#### [TASK DIRECTIONS]
Restate each line of the listing exactly, without carrying over any pictures.
>>>>>
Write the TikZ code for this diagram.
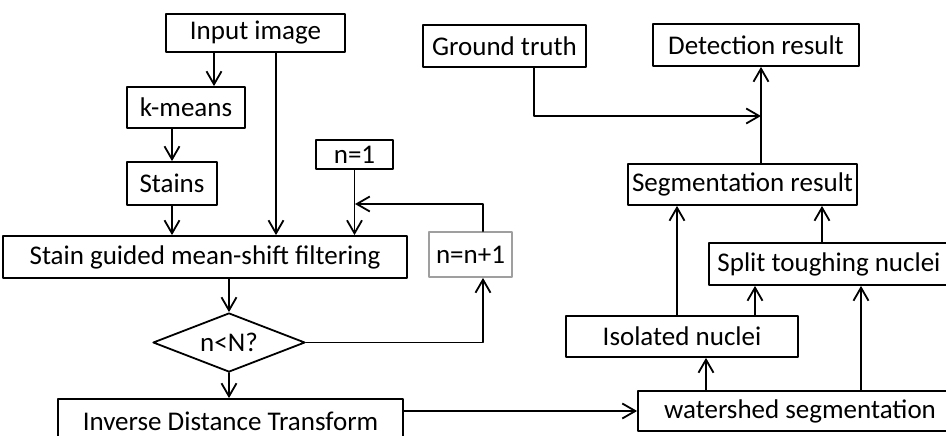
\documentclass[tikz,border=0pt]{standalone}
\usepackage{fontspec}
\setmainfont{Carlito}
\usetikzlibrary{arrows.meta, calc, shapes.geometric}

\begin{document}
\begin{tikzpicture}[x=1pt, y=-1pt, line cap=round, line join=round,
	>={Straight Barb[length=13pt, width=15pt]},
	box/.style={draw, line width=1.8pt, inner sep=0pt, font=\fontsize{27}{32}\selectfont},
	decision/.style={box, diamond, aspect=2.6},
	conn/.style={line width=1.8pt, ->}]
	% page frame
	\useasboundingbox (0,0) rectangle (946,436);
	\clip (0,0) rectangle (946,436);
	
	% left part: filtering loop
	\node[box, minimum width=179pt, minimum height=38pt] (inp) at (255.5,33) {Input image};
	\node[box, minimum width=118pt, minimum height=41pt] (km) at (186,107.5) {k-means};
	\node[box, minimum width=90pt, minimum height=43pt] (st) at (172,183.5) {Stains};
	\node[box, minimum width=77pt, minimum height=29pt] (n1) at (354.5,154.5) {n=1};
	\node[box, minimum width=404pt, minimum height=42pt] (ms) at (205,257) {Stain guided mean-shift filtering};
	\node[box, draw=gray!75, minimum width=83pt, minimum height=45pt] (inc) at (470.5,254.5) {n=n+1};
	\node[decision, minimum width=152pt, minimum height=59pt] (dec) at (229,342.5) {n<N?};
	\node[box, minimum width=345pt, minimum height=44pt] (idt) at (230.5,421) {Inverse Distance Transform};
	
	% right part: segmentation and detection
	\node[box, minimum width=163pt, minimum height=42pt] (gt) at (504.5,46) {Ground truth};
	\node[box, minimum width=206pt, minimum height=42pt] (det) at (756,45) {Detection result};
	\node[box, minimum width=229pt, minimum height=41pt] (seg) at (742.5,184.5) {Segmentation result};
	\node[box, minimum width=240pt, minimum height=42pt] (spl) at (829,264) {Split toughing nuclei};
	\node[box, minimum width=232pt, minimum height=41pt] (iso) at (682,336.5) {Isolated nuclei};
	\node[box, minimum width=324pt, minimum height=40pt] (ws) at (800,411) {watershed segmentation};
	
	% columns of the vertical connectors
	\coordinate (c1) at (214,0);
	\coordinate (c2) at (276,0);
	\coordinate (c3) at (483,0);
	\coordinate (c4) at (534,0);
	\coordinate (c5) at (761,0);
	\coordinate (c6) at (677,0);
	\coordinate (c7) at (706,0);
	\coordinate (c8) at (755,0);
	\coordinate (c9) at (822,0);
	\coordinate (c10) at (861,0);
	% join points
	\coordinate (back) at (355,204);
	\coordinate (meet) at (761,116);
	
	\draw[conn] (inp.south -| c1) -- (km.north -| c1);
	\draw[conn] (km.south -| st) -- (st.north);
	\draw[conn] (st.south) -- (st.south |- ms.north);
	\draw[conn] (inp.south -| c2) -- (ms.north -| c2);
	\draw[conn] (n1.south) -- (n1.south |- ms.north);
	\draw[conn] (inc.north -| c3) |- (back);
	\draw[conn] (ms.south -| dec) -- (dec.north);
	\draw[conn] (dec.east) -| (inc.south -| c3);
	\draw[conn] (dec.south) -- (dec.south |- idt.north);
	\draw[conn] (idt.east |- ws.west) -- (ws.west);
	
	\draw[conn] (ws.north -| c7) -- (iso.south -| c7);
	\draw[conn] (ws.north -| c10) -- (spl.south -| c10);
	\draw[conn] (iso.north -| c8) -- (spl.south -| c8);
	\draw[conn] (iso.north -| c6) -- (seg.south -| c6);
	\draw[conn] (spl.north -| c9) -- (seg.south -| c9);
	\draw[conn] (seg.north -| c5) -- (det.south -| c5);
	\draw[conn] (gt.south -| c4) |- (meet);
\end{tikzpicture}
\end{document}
<<<<<
#### [ANSWER FOR THIS EXERCISE]
Write the TikZ code for this diagram.
\documentclass[tikz,border=0pt]{standalone}
\usepackage{fontspec}
\setmainfont{Carlito}
\usetikzlibrary{arrows.meta, calc, shapes.geometric}

\begin{document}
\begin{tikzpicture}[x=1pt, y=-1pt, line cap=round, line join=round,
	>={Straight Barb[length=13pt, width=15pt]},
	box/.style={draw, line width=1.8pt, inner sep=0pt, font=\fontsize{27}{32}\selectfont},
	decision/.style={box, diamond, aspect=2.6},
	conn/.style={line width=1.8pt, ->}]
	% page frame
	\useasboundingbox (0,0) rectangle (946,436);
	\clip (0,0) rectangle (946,436);
	
	% left part: filtering loop
	\node[box, minimum width=179pt, minimum height=38pt] (inp) at (255.5,33) {Input image};
	\node[box, minimum width=118pt, minimum height=41pt] (km) at (186,107.5) {k-means};
	\node[box, minimum width=90pt, minimum height=43pt] (st) at (172,183.5) {Stains};
	\node[box, minimum width=77pt, minimum height=29pt] (n1) at (354.5,154.5) {n=1};
	\node[box, minimum width=404pt, minimum height=42pt] (ms) at (205,257) {Stain guided mean-shift filtering};
	\node[box, draw=gray!75, minimum width=83pt, minimum height=45pt] (inc) at (470.5,254.5) {n=n+1};
	\node[decision, minimum width=152pt, minimum height=59pt] (dec) at (229,342.5) {n<N?};
	\node[box, minimum width=345pt, minimum height=44pt] (idt) at (230.5,421) {Inverse Distance Transform};
	
	% right part: segmentation and detection
	\node[box, minimum width=163pt, minimum height=42pt] (gt) at (504.5,46) {Ground truth};
	\node[box, minimum width=206pt, minimum height=42pt] (det) at (756,45) {Detection result};
	\node[box, minimum width=229pt, minimum height=41pt] (seg) at (742.5,184.5) {Segmentation result};
	\node[box, minimum width=240pt, minimum height=42pt] (spl) at (829,264) {Split toughing nuclei};
	\node[box, minimum width=232pt, minimum height=41pt] (iso) at (682,336.5) {Isolated nuclei};
	\node[box, minimum width=324pt, minimum height=40pt] (ws) at (800,411) {watershed segmentation};
	
	% columns of the vertical connectors
	\coordinate (c1) at (214,0);
	\coordinate (c2) at (276,0);
	\coordinate (c3) at (483,0);
	\coordinate (c4) at (534,0);
	\coordinate (c5) at (761,0);
	\coordinate (c6) at (677,0);
	\coordinate (c7) at (706,0);
	\coordinate (c8) at (755,0);
	\coordinate (c9) at (822,0);
	\coordinate (c10) at (861,0);
	% join points
	\coordinate (back) at (355,204);
	\coordinate (meet) at (761,116);
	
	\draw[conn] (inp.south -| c1) -- (km.north -| c1);
	\draw[conn] (km.south -| st) -- (st.north);
	\draw[conn] (st.south) -- (st.south |- ms.north);
	\draw[conn] (inp.south -| c2) -- (ms.north -| c2);
	\draw[conn] (n1.south) -- (n1.south |- ms.north);
	\draw[conn] (inc.north -| c3) |- (back);
	\draw[conn] (ms.south -| dec) -- (dec.north);
	\draw[conn] (dec.east) -| (inc.south -| c3);
	\draw[conn] (dec.south) -- (dec.south |- idt.north);
	\draw[conn] (idt.east |- ws.west) -- (ws.west);
	
	\draw[conn] (ws.north -| c7) -- (iso.south -| c7);
	\draw[conn] (ws.north -| c10) -- (spl.south -| c10);
	\draw[conn] (iso.north -| c8) -- (spl.south -| c8);
	\draw[conn] (iso.north -| c6) -- (seg.south -| c6);
	\draw[conn] (spl.north -| c9) -- (seg.south -| c9);
	\draw[conn] (seg.north -| c5) -- (det.south -| c5);
	\draw[conn] (gt.south -| c4) |- (meet);
\end{tikzpicture}
\end{document}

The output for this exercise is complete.